What Will It Take for New Philadelphians to Clean Up City Hall?

As the city's population grows, our corridors of power remain the same.

The new Philadelphians of Point Breeze are particularly appalled.

Chief among them is the precocious and controversial Ori Feibush. Raised in Upper Dublin, Feibush, just 28, has already built himself a small real estate empire called OCF Realty. Feibush has had a hand in constructing at least 150 homes. He owns a pair of coffee shops and a popular real estate blog called Naked Philly, and his real estate agents are active in every cranny of the city that appeals to new Philadelphians.

But Feibush is different from most of them in a key respect. He is blunt and confrontational, and he has no qualms about getting into scrums with the sort of traditional po­wers—city agencies, Council members, long-established community groups—that more discreet developers avoid.

This helps explain why Feibush has become the face of gentrification in Point Breeze, opening him up for some nasty treatment. At some of his construction sites, windows have been shot out. One night he came home to find a dead pit bull on his doorstep.

This sort of gentrification tension isn’t exactly new, of course, but it hasn’t been as common in Philadelphia as in some other cities that are further along in the redevelopment arc. That makes Point Breeze, which sits south of Washington and west of Broad, an instructive preview of a conflict we can expect more of if Center City continues to expand: the old-fashioned political power of longtime residents matched against the economic might of the new Philadelphians.

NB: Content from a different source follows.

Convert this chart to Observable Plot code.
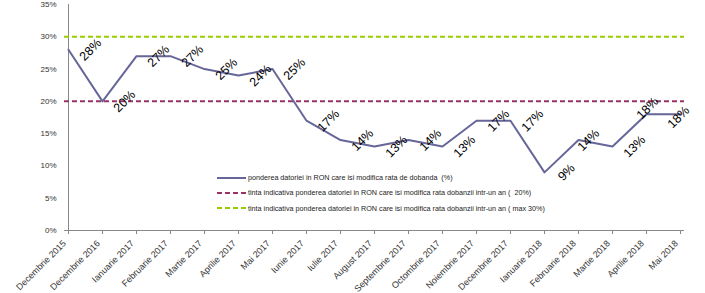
<!DOCTYPE html>
<html>
<head>
<meta charset="utf-8">
<script src="https://cdn.jsdelivr.net/npm/d3@7"></script>
<script src="https://cdn.jsdelivr.net/npm/@observablehq/plot@0.6"></script>
<style>
  html, body { margin: 0; padding: 0; background: #fff; }
  #wrap { position: relative; width: 705px; height: 293px; font-family: "Liberation Sans", Arial, sans-serif; }
  #legend { position: absolute; left: 217px; top: 170px; font-size: 7.2px; color: #222; }
  #legend .row { display: flex; align-items: center; height: 15.3px; white-space: pre; }
  #legend svg { display: block; margin-right: 2px; }
</style>
</head>
<body>
<div id="wrap"></div>
<script>
const categories = [
  "Decembrie 2015", "Decembrie 2016", "Ianuarie 2017", "Februarie 2017", "Martie 2017",
  "Aprilie 2017", "Mai 2017", "Iunie 2017", "Iulie 2017", "August 2017",
  "Septembrie 2017", "Octombrie 2017", "Noiembrie 2017", "Decembrie 2017", "Ianuarie 2018",
  "Februarie 2018", "Martie 2018", "Aprilie 2018", "Mai 2018"
];
const values = [28, 20, 27, 27, 25, 24, 25, 17, 14, 13, 14, 13, 17, 17, 9, 14, 13, 18, 18];
const targetIndicative = 20;
const targetMax = 30;
const yTicks = [0, 5, 10, 15, 20, 25, 30, 35];
const seriesNames = [
  "ponderea datoriei in RON care isi modifica rata de dobanda  (%)",
  "tinta indicativa ponderea datoriei in RON care isi modifica rata dobanzii intr-un an (  20%)",
  "tinta indicativa ponderea datoriei in RON care isi modifica rata dobanzii intr-un an ( max 30%)"
];
const colors = ["#666699", "#993366", "#99cc00"];

const data = categories.map((c, i) => ({cat: c, v: values[i], i}));
const n = data.length;
// label placement groups (as in the original Excel labels)
const mainLabels = data.filter(d => d.i < n - 4 || d.i === n - 3);
const febLabel = data.filter(d => d.i === n - 4);
const aprLabel = data.filter(d => d.i === n - 2);
const lastLabel = data.filter(d => d.i === n - 1);

const labelOpts = {x: "cat", y: "v", text: d => d.v + "%", rotate: -45, fontSize: 12.5, fill: "#000"};

const chart = Plot.plot({
  width: 705,
  height: 293,
  marginLeft: 64,
  marginRight: 21,
  marginTop: 4,
  marginBottom: 63,
  style: {fontFamily: "'Liberation Sans', Arial, sans-serif", color: "#333", background: "#fff"},
  x: {type: "point", domain: categories, padding: 0, label: null},
  y: {domain: [0, 35], label: null},
  marks: [
    Plot.ruleX([categories[0]], {stroke: "#888", strokeWidth: 1}),
    Plot.ruleY([0], {stroke: "#888", strokeWidth: 1}),
    Plot.ruleY([targetMax], {stroke: colors[2], strokeWidth: 2, strokeDasharray: "5,3"}),
    Plot.ruleY([targetIndicative], {stroke: colors[1], strokeWidth: 2, strokeDasharray: "5,3"}),
    Plot.line(data, {x: "cat", y: "v", stroke: colors[0], strokeWidth: 2}),
    Plot.text(mainLabels, {...labelOpts, dx: 22}),
    Plot.text(febLabel, {...labelOpts, dx: 10}),
    Plot.text(aprLabel, {...labelOpts, dx: 1, dy: -6}),
    Plot.text(lastLabel, {...labelOpts, dx: -2, dy: 3}),
    Plot.axisY({ticks: yTicks, tickSize: 0, tickPadding: 8, fontSize: 8, tickFormat: d => d + "%", label: null}),
    Plot.axisX({tickSize: 4, stroke: "#888", text: null, label: null}),
    Plot.axisX({tickSize: 0, tickPadding: 8, tickRotate: -45, fontSize: 9, dx: -4, dy: 3.5, label: null})
  ]
});

const wrap = document.getElementById("wrap");
wrap.appendChild(chart);

const legend = document.createElement("div");
legend.id = "legend";
seriesNames.forEach((name, i) => {
  const row = document.createElement("div");
  row.className = "row";
  const dash = i === 0 ? "" : ' stroke-dasharray="5,3"';
  row.innerHTML = `<svg width="29" height="4"><line x1="0" x2="29" y1="2" y2="2" stroke="${colors[i]}" stroke-width="2"${dash}/></svg><span>${name}</span>`;
  legend.appendChild(row);
});
wrap.appendChild(legend);
</script>
</body>
</html>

Leaders of the old Point Breeze have played tough from the moment they smelled the gentrification coming. They fear higher rents and taxes, and, worse, becoming strangers in their own neighborhood. So some sought a moratorium against new three-story homes. Others abruptly called an end to community meetings when it looked like the vote was going against them. And I witnessed one incident—in the aftermath of a racially charged meeting at the end of January—that looked an awful lot like vote tampering.

All of this has come as something of a shock to the new Philadelphians of Point Breeze, who were convinced they were uplifting the community, nobly converting it from an urban wasteland into a neighborhood with gastropubs and $300,000 townhomes topped with roof decks. They’ve responded to the hostility as they always do: with new community groups and park cleanups.

I ask Feibush: Will that be enough? I expect him, of all people, to believe that new Philadelphians need to get engaged in the political system. But even Feibush doesn’t see the point. “What else would you have us do? New Philadelphians and sane people aren’t programmed to deal with a system this corrupt,” he says, in his typically unrestrained way. “The reality in Philadelphia is that if the political system wants something, they’re going to figure out how to get it.”